Las buenas manos
El valor de entregarse a un oficio que no permite faenas de aliño, la entereza de batallar por la vida, les eleva al santoral práctico de este siglo oscuro
Ellas (porque ellas siempre son más) se mueven con decisión entre las cunas. Algunos bebés son prematuros y dormitan largo tiempo en las incubadoras. Otros, ... de un tamaño mayor, se debaten también, y sin saberlo, en la esperanza de llegar a casa. Mientras tanto, ellas no se aceleran, nunca hay malas prisas. Las doctoras, enfermeras y auxiliares de la UCI de Neonatos del Hospital Marqués de Valdecilla no hacen un mal gesto, ni dan una contestación inadecuada. Ustedes imagínense realizando una labor de exquisito rigor sobre cuerpos tan pequeños con la mirada de los nerviosísimos progenitores fijada en el cogote. Ellas lo hacen; no les tiembla el pulso.

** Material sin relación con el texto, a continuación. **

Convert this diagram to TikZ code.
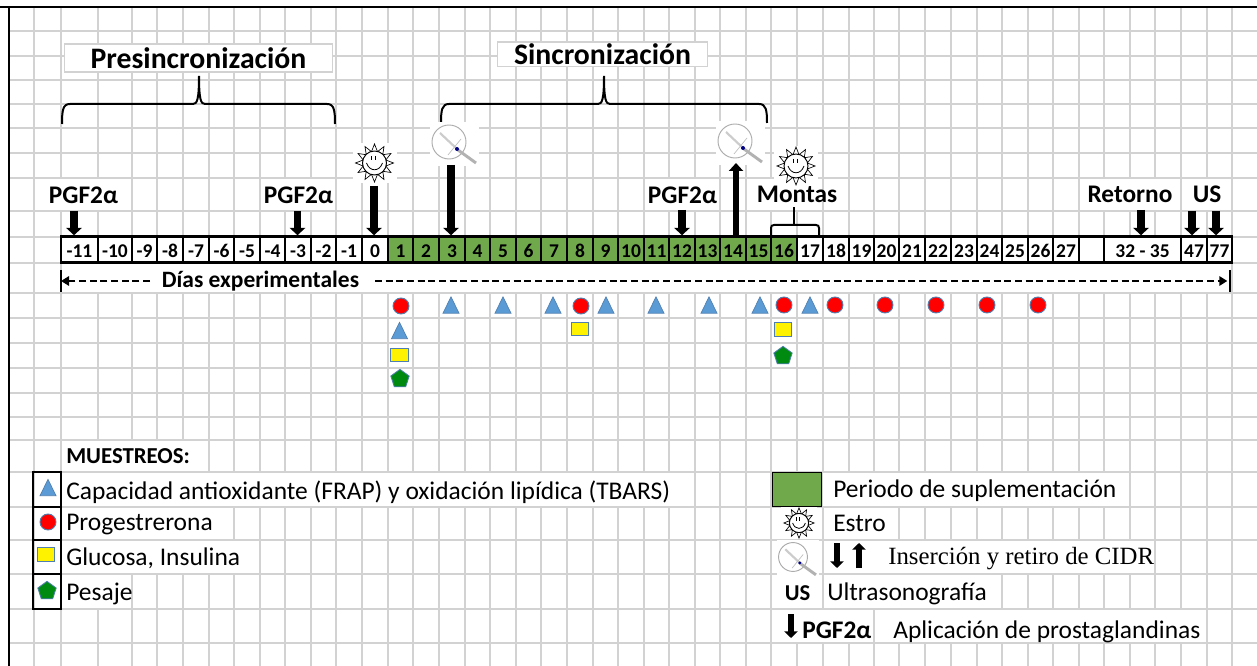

M. nació el pasado 28 de abril (cuando el apagón). Los primeros trece días de su vida los pasó ingresado en la UCI, conectado a tubos y cables, con su presente condicionado a la acción de las manos buenas de todas estas mujeres (y hombres, que también los hubo). Su padre y su madre, expectantes y contrariados por una buena nueva puesta tan tempranamente en cuestión, esperaban noticias y trataban de no estorbar a nadie. Y, en el peligro que supone la súbita pérdida de la salud, brotaba el inmenso cariño de las profesionales; el alivio y el consuelo que nunca pueden recompensarse porque nacen del ámbito más hondo del ser. Por lo que ha llegado a saber este columnista, hablamos de un patrón generalizado en la práctica de esta disciplina, no de una excepcionalidad santanderina. Una amiga de Madrid, con experiencia en este tipo de situaciones, lo confirma: «no hay equipos más entregados».
Es muy posible que ello obedezca a la particular naturaleza de su profesión. A diferencia de otras –sin ir más lejos, de la mía–, la pediatría (y, en concreto, la neonatología) maneja la materia más preciada: la vida cuando apenas empieza y más fácilmente puede quebrarse. Quedan, todavía allí, en aquella sala de Valdecilla, reflejos de la imbatible idea del servicio público –no rendido, como lo está todo, a la simple oferta comercial– y de la vocación cultivada, consciente del esfuerzo por sanar al prójimo. M. llegó a casa, pero entendemos que los finales no siempre son felices. Los profesionales de la neonatología asistirán también a desenlaces cargados de amargura. El valor de entregarse al estudio y a un oficio que no permite faenas de aliño, así como la entereza de volver al día siguiente para batallar por la vida de sus pacientes, elevan a estas personas al santoral práctico de este siglo oscuro. La madre y el padre de M. agradecen los cuidados y el afecto recibidos. Pero agradecer es un verbo demasiado débil; una aproximación insuficiente.